Mom always asks me for a Christmas list, and this year I had a very tough time coming up with one. When I did, it ended up being mostly useful stuff: a wok, a plate rack, my conditioner . . . I just don't need a lot of stuff.

This is the first year I've had an artificial tree. Or, I should say, trees. We've always had a real tree, and it felt really strange to go with the fake ones, but I love them. They're so cute.

As I've grown older, my concept of the winter holidays has shifted. Although I do not consider myself a Christian in any but the very loosest cultural sense, I still celebrate Christmas. It's my tradition. Yet I also see Christmas as part of a larger tradition of light and solstice celebrations. Many religious and cultural celebrations at this time of year include symbols of light leading the way out of the darkness, a turning from dark days to hope of renewal. This is the time of year when we need merriment and twinkly lights and kindness to ourselves and others, to get through the short days around the solstice and out the other end to some hope of longer days, light, and spring (even though we still have to get through January and February and March to experience any hint of warmth, at least around here).
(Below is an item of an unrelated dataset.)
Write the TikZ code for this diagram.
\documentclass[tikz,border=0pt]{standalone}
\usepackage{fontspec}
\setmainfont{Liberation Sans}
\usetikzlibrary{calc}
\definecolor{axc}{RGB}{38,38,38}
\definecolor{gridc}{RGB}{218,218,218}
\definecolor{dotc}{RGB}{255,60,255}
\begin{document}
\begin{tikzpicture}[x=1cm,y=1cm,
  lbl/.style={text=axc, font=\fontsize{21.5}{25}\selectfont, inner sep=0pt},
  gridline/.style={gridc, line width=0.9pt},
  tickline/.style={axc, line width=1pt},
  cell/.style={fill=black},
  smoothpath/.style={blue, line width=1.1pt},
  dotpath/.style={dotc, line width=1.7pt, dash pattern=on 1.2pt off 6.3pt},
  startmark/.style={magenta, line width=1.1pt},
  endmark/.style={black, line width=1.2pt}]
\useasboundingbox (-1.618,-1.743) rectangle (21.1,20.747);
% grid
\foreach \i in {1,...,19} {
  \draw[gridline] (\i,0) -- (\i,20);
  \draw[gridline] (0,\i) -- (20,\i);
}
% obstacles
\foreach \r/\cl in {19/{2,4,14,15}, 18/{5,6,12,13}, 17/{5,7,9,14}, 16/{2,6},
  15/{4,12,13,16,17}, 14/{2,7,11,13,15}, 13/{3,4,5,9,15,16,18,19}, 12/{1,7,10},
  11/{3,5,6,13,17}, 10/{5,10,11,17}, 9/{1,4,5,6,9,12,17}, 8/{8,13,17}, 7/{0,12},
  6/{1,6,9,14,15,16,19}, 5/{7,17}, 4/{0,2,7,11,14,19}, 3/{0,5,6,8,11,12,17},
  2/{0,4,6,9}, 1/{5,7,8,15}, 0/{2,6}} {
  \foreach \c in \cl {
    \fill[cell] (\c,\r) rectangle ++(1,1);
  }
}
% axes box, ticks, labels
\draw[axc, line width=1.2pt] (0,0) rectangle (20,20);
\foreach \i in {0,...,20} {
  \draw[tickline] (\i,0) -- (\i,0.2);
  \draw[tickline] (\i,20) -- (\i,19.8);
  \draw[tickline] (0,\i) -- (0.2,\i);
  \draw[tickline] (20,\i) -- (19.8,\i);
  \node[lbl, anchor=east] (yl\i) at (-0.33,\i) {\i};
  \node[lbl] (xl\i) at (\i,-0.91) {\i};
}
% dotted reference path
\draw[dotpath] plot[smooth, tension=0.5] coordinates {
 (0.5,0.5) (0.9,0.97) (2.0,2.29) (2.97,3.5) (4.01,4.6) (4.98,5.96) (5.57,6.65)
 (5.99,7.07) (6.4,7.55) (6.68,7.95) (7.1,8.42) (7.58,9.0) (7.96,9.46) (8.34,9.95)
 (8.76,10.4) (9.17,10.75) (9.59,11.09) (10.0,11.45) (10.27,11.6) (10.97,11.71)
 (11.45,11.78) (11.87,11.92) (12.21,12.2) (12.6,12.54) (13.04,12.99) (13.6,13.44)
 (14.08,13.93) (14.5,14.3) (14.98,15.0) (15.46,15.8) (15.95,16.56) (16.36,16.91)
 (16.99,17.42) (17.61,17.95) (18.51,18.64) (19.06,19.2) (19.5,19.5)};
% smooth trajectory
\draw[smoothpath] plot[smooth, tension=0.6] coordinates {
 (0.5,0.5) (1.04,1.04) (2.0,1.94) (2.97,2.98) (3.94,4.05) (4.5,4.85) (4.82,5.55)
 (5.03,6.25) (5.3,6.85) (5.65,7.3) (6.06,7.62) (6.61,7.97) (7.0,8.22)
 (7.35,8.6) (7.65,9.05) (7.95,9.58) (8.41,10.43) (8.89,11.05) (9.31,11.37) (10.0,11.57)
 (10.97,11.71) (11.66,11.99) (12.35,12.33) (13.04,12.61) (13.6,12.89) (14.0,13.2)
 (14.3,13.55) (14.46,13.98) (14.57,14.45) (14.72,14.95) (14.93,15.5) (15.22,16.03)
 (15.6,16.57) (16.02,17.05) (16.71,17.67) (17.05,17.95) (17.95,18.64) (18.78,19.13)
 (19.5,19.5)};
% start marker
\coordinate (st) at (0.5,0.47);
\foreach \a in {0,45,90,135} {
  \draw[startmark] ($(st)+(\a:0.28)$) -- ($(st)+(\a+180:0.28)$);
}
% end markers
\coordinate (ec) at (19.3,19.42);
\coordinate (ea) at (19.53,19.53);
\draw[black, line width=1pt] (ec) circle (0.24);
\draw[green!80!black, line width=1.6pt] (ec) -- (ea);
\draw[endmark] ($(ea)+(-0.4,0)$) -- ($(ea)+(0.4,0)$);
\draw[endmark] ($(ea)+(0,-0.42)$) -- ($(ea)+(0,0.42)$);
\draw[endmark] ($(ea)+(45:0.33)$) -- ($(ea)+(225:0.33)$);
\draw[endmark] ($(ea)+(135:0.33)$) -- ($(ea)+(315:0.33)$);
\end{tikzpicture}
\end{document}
I don't think it's a coincidence that so many (northern hemisphere) traditions have such celebrations at this time of year.

So, whichever of the holidays you celebrate, I hope that it is full of those things that make you happiest, whether that be family or solitude, food, generosity, beauty, meditation, presents galore, or endless viewings of A Christmas Story. Merry Christmas, happy Hanukkah, joyful Kwanzaa, cool yule -- happy holidays to all.